[Written instruction]: Restate, exactly and without pictures, the lines from the start of the listing below through the line holding "plt.rcParams['font.family'] = ['Liberation".

* begin *

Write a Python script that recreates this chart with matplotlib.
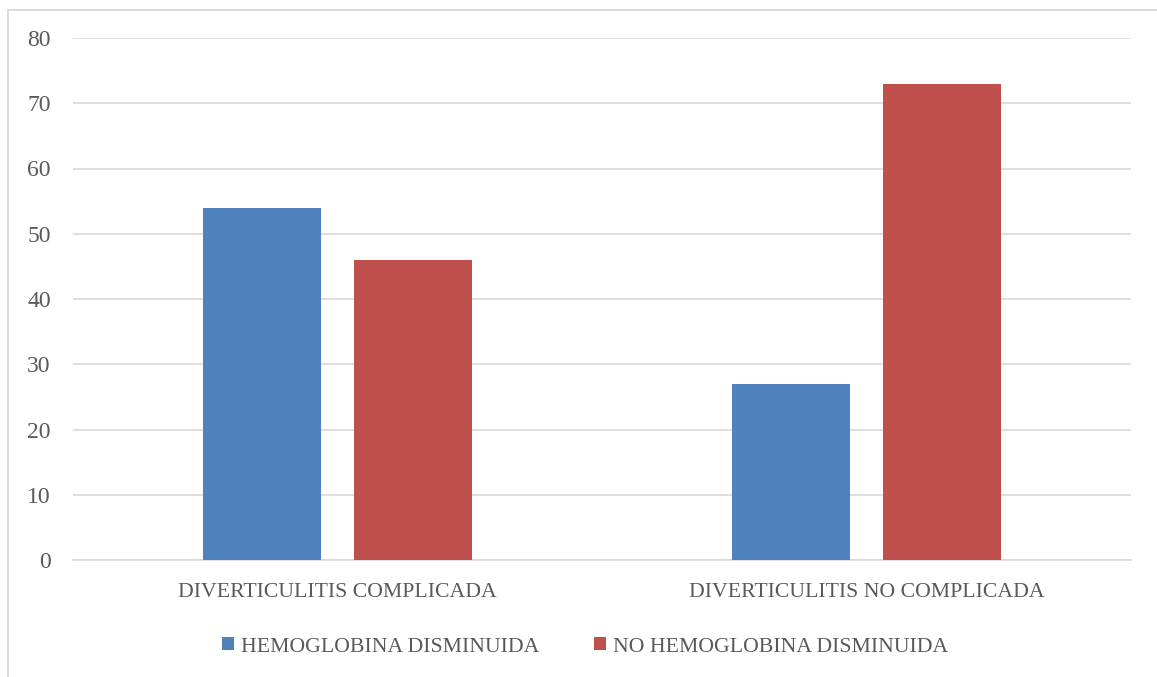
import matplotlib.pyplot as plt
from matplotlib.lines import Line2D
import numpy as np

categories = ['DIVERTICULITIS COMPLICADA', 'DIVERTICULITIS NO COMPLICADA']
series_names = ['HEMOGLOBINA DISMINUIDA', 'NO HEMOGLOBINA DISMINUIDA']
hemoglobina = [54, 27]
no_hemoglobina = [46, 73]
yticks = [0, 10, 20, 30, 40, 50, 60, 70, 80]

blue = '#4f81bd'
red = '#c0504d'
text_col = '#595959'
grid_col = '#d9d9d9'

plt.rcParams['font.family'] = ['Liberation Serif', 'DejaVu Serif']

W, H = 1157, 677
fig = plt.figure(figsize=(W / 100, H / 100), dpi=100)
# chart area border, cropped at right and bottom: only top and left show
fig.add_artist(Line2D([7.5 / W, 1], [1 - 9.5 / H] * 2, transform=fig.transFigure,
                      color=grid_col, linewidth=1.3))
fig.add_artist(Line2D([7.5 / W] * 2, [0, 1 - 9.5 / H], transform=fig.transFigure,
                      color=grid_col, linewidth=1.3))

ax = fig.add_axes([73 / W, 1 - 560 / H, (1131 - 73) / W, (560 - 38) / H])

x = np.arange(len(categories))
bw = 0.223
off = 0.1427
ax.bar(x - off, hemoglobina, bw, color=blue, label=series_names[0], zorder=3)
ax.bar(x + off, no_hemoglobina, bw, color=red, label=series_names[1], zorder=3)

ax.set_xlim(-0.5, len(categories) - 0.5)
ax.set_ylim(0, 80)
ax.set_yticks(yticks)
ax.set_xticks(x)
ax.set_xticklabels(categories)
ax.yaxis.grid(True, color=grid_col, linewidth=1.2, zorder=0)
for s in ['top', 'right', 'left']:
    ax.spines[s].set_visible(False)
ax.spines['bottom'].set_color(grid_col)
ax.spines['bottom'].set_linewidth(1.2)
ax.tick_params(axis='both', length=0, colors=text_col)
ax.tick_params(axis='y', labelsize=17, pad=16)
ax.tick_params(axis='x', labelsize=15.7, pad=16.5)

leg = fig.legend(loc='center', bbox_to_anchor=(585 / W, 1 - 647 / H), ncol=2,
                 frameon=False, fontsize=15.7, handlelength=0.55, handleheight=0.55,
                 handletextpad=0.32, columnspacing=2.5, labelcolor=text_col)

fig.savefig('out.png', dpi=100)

* end *

[Answer to the problem]:
Write a Python script that recreates this chart with matplotlib.
import matplotlib.pyplot as plt
from matplotlib.lines import Line2D
import numpy as np

categories = ['DIVERTICULITIS COMPLICADA', 'DIVERTICULITIS NO COMPLICADA']
series_names = ['HEMOGLOBINA DISMINUIDA', 'NO HEMOGLOBINA DISMINUIDA']
hemoglobina = [54, 27]
no_hemoglobina = [46, 73]
yticks = [0, 10, 20, 30, 40, 50, 60, 70, 80]

blue = '#4f81bd'
red = '#c0504d'
text_col = '#595959'
grid_col = '#d9d9d9'

plt.rcParams['font.family'] = ['Liberation Serif', 'DejaVu Serif']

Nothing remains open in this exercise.